Dice Carmen Luisa Ferris Ochoa en La isla del viento (2020):
A través de los años hemos ido conociendo cada vez más la multiplicidad de facetas de Elsa López. Este proceso de aproximación a su figura nos ha dado pistas para entender la coherencia que transmite su vasta actividad en campos tan variados como la filosofía, la investigación antropológica, la docencia, la escritura, la edición y la gestión cultural. […] Nos atrevemos a decir que el rasgo más importante que amalgama su trayectoria es la pasión por la palabra, la palabra poética que comunica, que descubre mundos, que nos une. Otro atributo común que chispea permanentemente es su amor y compromiso por la isla de La Palma, indispensable y constante punto de referencia en casi toda su obra. Palabras que vinculan geografías, formas de ser y de pensar por, desde y hacia La Palma.
Elsa, de bellos ojos, mantiene la elasticidad corporal que su mente replica.
En el 2006, Hiperión editó A mar abierto, donde se reúne su poesía desde 1973 hasta el 2003; una decena de títulos, elaborados estos con verso nítido y flexible, de pocas sílabas o buscando el aura de la prosa; verso cuya cadencia es siempre diversa, como de olas. Me gusta recorrer este volumen desobedeciendo a su cronología y a las agrupaciones (a veces temáticas como en La casa Cabrera o en Quince poemas de amor adolescente; en ocasiones con el acento en geografías, imaginarias o reales: La fajana oscura, Cementerio de elefantes), porque leer a Elsa López («haciendo garabatos sobre las eles tristes / que componen mi nombre») es girar por el mundo en la medida de sus giros. Como lo hago ahora, deteniéndome en unas pocas de sus páginas.
A los treinta años recoge lo escrito hasta entonces y publica El viento y las adelfas, contrapuntístico poema en dos partes, tal vez concebido fuera de La Palma, en que una niña en transformación evoca a la Isla de sus primeros años.
(cuando) siento que ya es otro tiempo…
yo vuelvo a La Palma.
Desde una «ciudad inhóspita» la mujer recorre esquinas, el vértice de la serranía, la sirena de un barco, un mundo imposible, que va adquiriendo concreción con sus detalles: el mar, la ermita, la casa propia, la abuela y sus hijos ausentes, los «vaqueros legendarios» violentos y temibles, el maestro, los viejos, los amigos, un niño: todo cuanto hace posible el retorno, real o imaginario.

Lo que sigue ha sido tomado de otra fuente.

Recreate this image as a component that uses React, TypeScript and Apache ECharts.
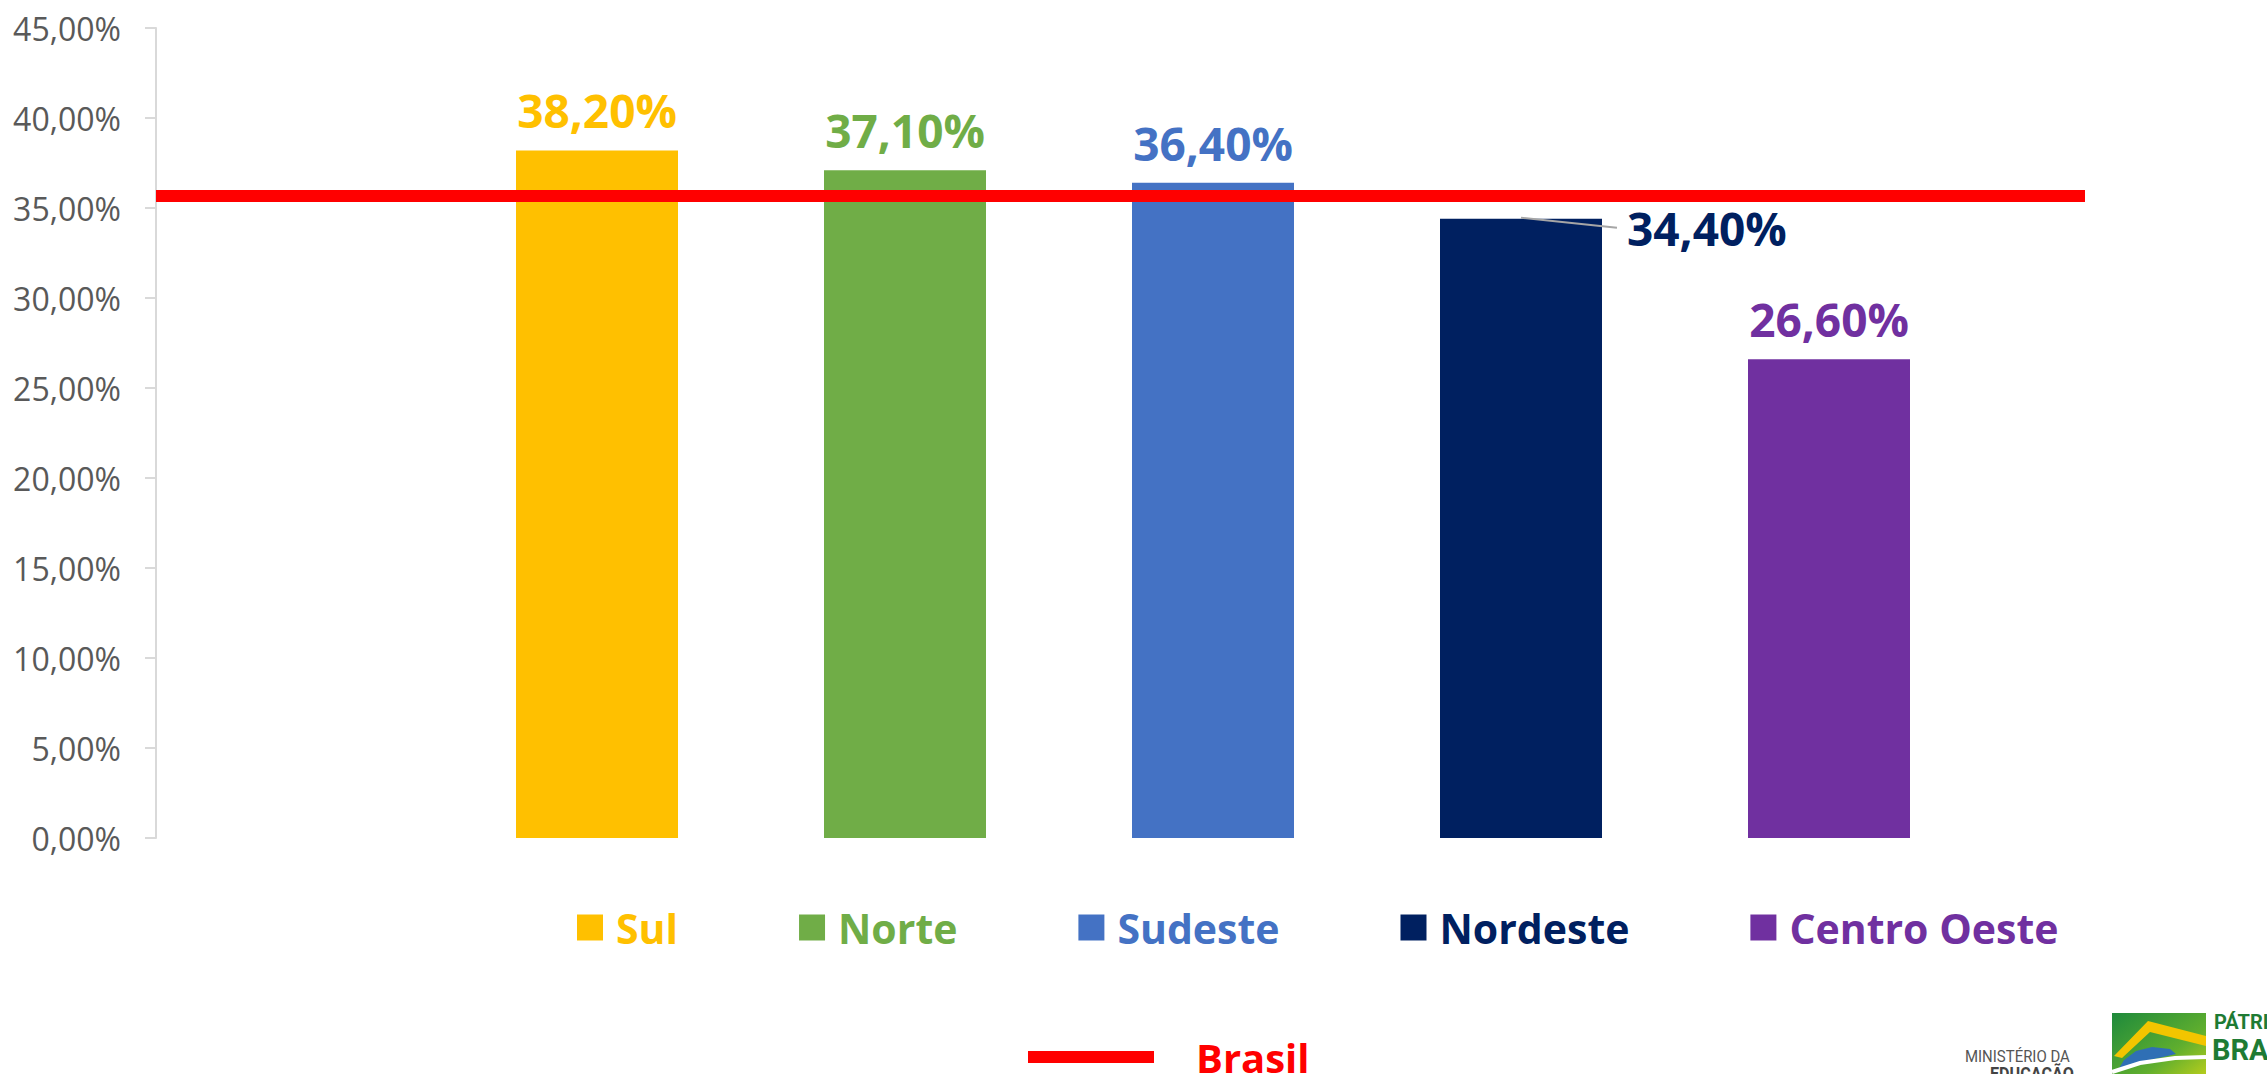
import React, { useEffect, useRef } from "react";
import * as echarts from "echarts";

const categories = ["Sul", "Norte", "Sudeste", "Nordeste", "Centro Oeste"];
const values = [38.2, 37.1, 36.4, 34.4, 26.6];
const colors = ["#FFC000", "#70AD47", "#4472C4", "#002060", "#7030A0"];
const brasilName = "Brasil";
const brasilValue = 35.7;
const yTicks = { min: 0, max: 45, interval: 5 };

const FONT = "'Open Sans', 'Noto Sans', sans-serif";
const fmt = (v: number) => v.toFixed(2).replace(".", ",") + "%";

export default function App() {
  const ref = useRef<HTMLDivElement>(null);
  useEffect(() => {
    document.body.style.margin = "0";
    const chart = echarts.init(ref.current!, null, { renderer: "svg" });
    const barSeries = categories.map((name, i) => ({
      name,
      type: "bar",
      xAxisIndex: 0,
      yAxisIndex: 0,
      stack: "all",
      barWidth: 162,
      itemStyle: { color: colors[i] },
      label: {
        show: true,
        position: name === "Nordeste" ? [187, 9] : "top",
        align: name === "Nordeste" ? "left" : "center",
        verticalAlign: name === "Nordeste" ? "middle" : "bottom",
        distance: 17,
        color: colors[i],
        fontSize: 46,
        fontWeight: "bold",
        fontFamily: FONT,
        formatter: (p: any) => fmt(p.value),
      },
      data: categories.map((_, j) => (j === i ? values[i] : "-")),
    }));
    chart.setOption({
      animation: false,
      grid: [
        { left: 443, right: 284, top: 28, height: 810 },
        { left: 156, right: 182, top: 28, height: 810 },
      ],
      xAxis: [
        {
          type: "category",
          gridIndex: 0,
          data: categories,
          show: false,
        },
        { type: "value", gridIndex: 1, min: 0, max: 1, show: false },
      ],
      yAxis: [
        { type: "value", gridIndex: 0, ...yTicks, show: false },
        {
          type: "value",
          gridIndex: 1,
          ...yTicks,
          axisLine: { show: true, lineStyle: { color: "#d9d9d9", width: 2 } },
          axisTick: { show: true, length: 11, lineStyle: { color: "#d9d9d9", width: 2 } },
          splitLine: { show: false },
          axisLabel: {
            margin: 35,
            color: "#595959",
            fontSize: 32,
            fontFamily: FONT,
            formatter: (v: number) => fmt(v),
          },
        },
      ],
      legend: [
        {
          left: 572,
          top: 902,
          itemWidth: 26,
          itemHeight: 26,
          itemGap: 121,
          icon: "rect",
          textStyle: { fontSize: 41, fontWeight: "bold", fontFamily: FONT, padding: [0, 0, 0, 8] },
          data: categories.map((name, i) => ({ name, textStyle: { color: colors[i] } })),
          selectedMode: false,
        },
        {
          left: 1023,
          top: 1032,
          itemWidth: 126,
          itemHeight: 12,
          textStyle: { fontSize: 40, fontWeight: "bold", fontFamily: FONT, color: "#FF0000", padding: [0, 0, 10, 37] },
          data: [{ name: brasilName, icon: "rect", itemStyle: { color: "#FF0000" } }],
          selectedMode: false,
        },
      ],
      series: [
        ...barSeries,
        {
          name: brasilName,
          type: "line",
          xAxisIndex: 1,
          yAxisIndex: 1,
          color: "#FF0000",
          data: [],
          markLine: {
            silent: true,
            symbol: "none",
            label: { show: false },
            lineStyle: { color: "#FF0000", width: 12, type: "solid" },
            data: [{ yAxis: brasilValue }],
          },
        },
      ],
    });

    const ni = categories.indexOf("Nordeste");
    const p = chart.convertToPixel({ gridIndex: 0 }, [ni, values[ni]]) as number[];
    chart.setOption({
      graphic: [
        {
          id: "leader",
          type: "line",
          shape: { x1: p[0], y1: p[1] - 1, x2: p[0] + 96, y2: p[1] + 9 },
          style: { stroke: "#a6a6a6", lineWidth: 2 },
          z: 10,
        },
        {
          id: "min1",
          type: "text",
          x: 1965,
          y: 1048,
          scaleX: 0.88,
          style: { text: "MINISTÉRIO DA", fontSize: 17, fontFamily: "Roboto, sans-serif", fill: "#555555" },
        },
        {
          id: "min2",
          type: "text",
          x: 1990,
          y: 1064,
          scaleX: 0.85,
          style: { text: "EDUCAÇÃO", fontSize: 19, fontWeight: "bold", fontFamily: "Roboto, sans-serif", fill: "#444444" },
        },
        {
          id: "flag",
          type: "rect",
          shape: { x: 2112, y: 1013, width: 94, height: 70 },
          style: {
            fill: new echarts.graphic.LinearGradient(0, 0, 1, 1, [
              { offset: 0, color: "#1e8a3c" },
              { offset: 0.6, color: "#5fae2e" },
              { offset: 1, color: "#c4d21a" },
            ]),
          },
        },
        {
          id: "roof",
          type: "polygon",
          shape: {
            points: [
              [2114, 1056], [2148, 1021], [2206, 1036], [2206, 1046], [2150, 1032], [2122, 1058],
            ],
          },
          style: { fill: "#f2c500" },
        },
        {
          id: "dome",
          type: "polygon",
          shape: {
            points: [
              [2118, 1070], [2124, 1060], [2136, 1051], [2152, 1047], [2170, 1049], [2176, 1054], [2150, 1060],
            ],
          },
          style: { fill: "#2f6fb5" },
        },
        {
          id: "swoosh",
          type: "polyline",
          shape: { points: [[2112, 1072], [2140, 1063], [2175, 1058], [2206, 1057]] },
          style: { stroke: "#ffffff", lineWidth: 4, fill: "none" },
        },
        {
          id: "patria",
          type: "text",
          x: 2214,
          y: 1012,
          style: { text: "PÁTRIA AMADA", fontSize: 20, fontWeight: "bold", fontFamily: "Roboto, sans-serif", fill: "#1e7b34" },
        },
        {
          id: "brasilLogo",
          type: "text",
          x: 2212,
          y: 1035,
          style: { text: "BRASIL", fontSize: 29, fontWeight: "bold", fontFamily: "Roboto, sans-serif", fill: "#1e7b34" },
        },
      ],
    });

    return () => chart.dispose();
  }, []);
  return <div ref={ref} style={{ width: 2267, height: 1074 }} />;
}
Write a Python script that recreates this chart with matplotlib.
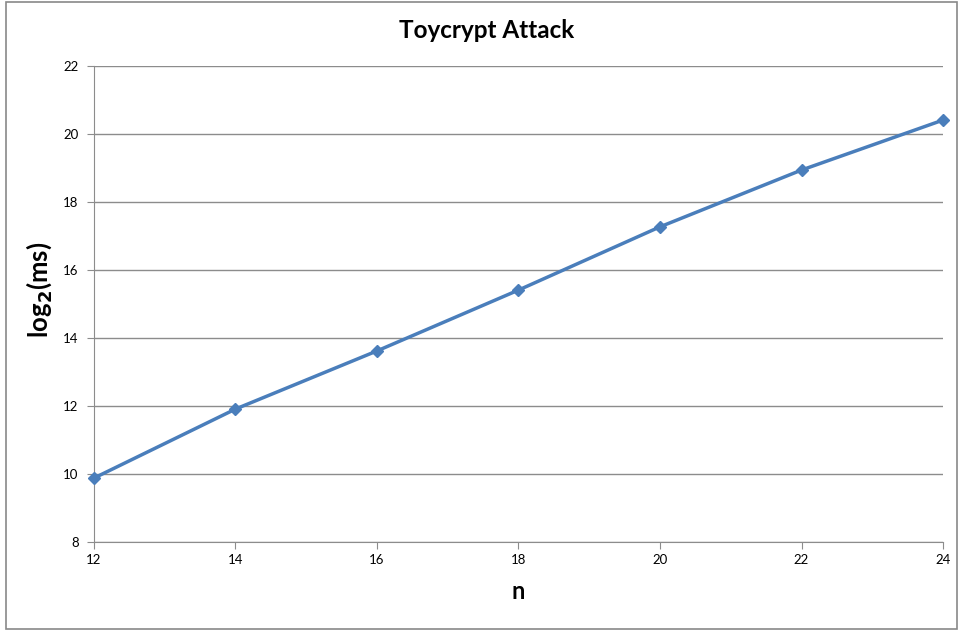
import matplotlib
matplotlib.use("Agg")
import matplotlib.pyplot as plt
from matplotlib.patches import Rectangle

plt.rcParams['font.family'] = ['Lato', 'DejaVu Sans']

n = [12, 14, 16, 18, 20, 22, 24]
log_ms = [9.88, 11.91, 13.62, 15.41, 17.27, 18.94, 20.41]
yticks = [8, 10, 12, 14, 16, 18, 20, 22]
xticks = [12, 14, 16, 18, 20, 22, 24]

fig = plt.figure(figsize=(9.6, 6.3), dpi=100)
fig.patches.append(Rectangle((6/960, 1/630), 951/960, 627/630, transform=fig.transFigure,
                             fill=False, edgecolor='#898989', linewidth=1.2))
ax = fig.add_axes([0.0979, 0.1397, 0.8844, 0.7555])

ax.plot(n, log_ms, color='#4a7ebb', linewidth=2.5, marker='D', markersize=6,
        markerfacecolor='#4a7ebb', markeredgecolor='#4a7ebb', zorder=3, clip_on=False)

ax.set_xlim(12, 24)
ax.set_ylim(8, 22)
ax.set_xticks(xticks)
ax.set_yticks(yticks)
ax.grid(axis='y', color='#8c8c8c', linewidth=1)
ax.set_axisbelow(True)
for s in ['top', 'right']:
    ax.spines[s].set_visible(False)
for s in ['left', 'bottom']:
    ax.spines[s].set_color('#8c8c8c')
ax.tick_params(axis='both', colors='#8c8c8c', labelcolor='black', labelsize=9.5, length=5, direction='out')
ax.tick_params(axis='y', pad=6)

fig.text(487/960, 1 - 30/630, 'Toycrypt Attack', fontsize=17.5, fontweight='bold',
         ha='center', va='center')
ax.set_xlabel('n', fontsize=17, fontweight='bold', labelpad=10)
ax.set_ylabel(r'log$_\mathbf{2}$(ms)', fontsize=18.5, fontweight='bold', labelpad=4)
ax.yaxis.set_label_coords(-0.047, 0.53)

fig.savefig('out.png', dpi=100)
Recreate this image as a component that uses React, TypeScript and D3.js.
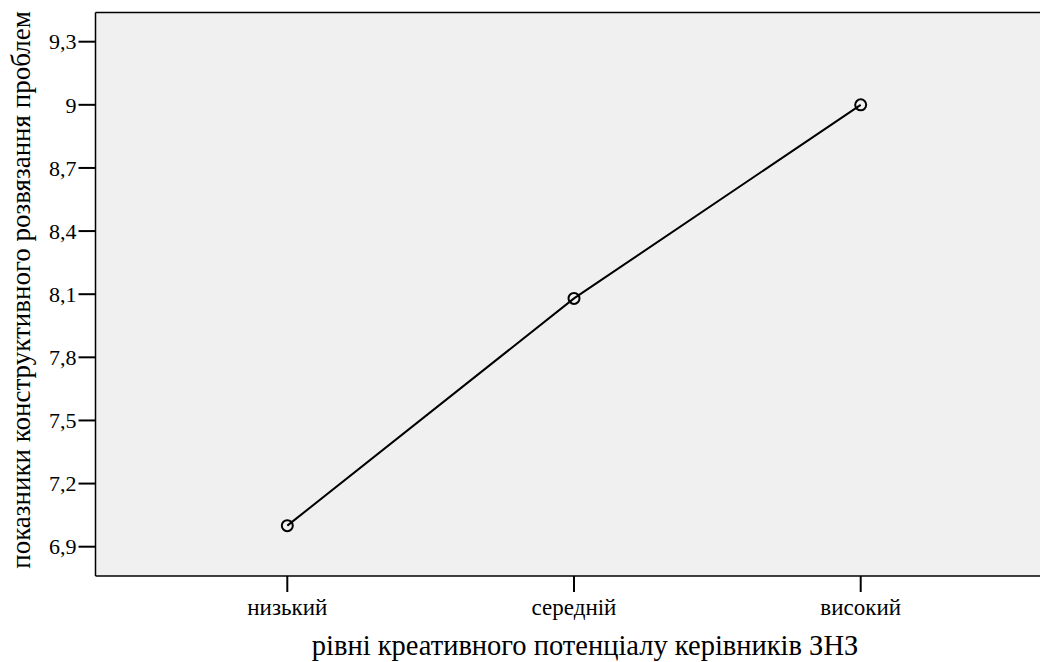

Queda para el lector una rara mezcla de evocación y gozo del presente, como si el tiempo bifronte luchara consigo mismo.
Doce años más tarde, Elsa López publica su Inevitable océano, cuyo título subyugará a quien haya concluido de leerlo, porque aparte de ser una designación natural para el agua inmensa que rodea a la isla, puede ser también el fondo psíquico de ambiguas resonancias que sacude a sus poemas, al poema. Habremos leído para atravesar los sueños, un sueño.
Sueño con frecuencia
Para entender las cosas.
[…]
En esta larga noche de memorias
Repaso los caminos y las cosas inútiles…
Porque la imagen magnética que invoca y reúne la interioridad fragmentaria y lo exterior parece ser la de una niña muerta. Esa imagen, desde luego, está construida con palabras, pero éstas forman el cuerpo (mi vientre es otra isla) en que aquélla fue concebida, la proximidad y la ausencia del amado, los ámbitos —un barco, el carnaval, otros niños, los tazones de gofio y los dragos, «gentes sin rostro ni esperanza / a las que amo inexplicablemente»—: todo cuanto el cántico desmenuza, según lo despierta la cadencia del océano o del mismo convertido en «alambres del sueño», en muerte viva (Me he muerto y no lo saben), como hubiese querido María Luisa Bombal.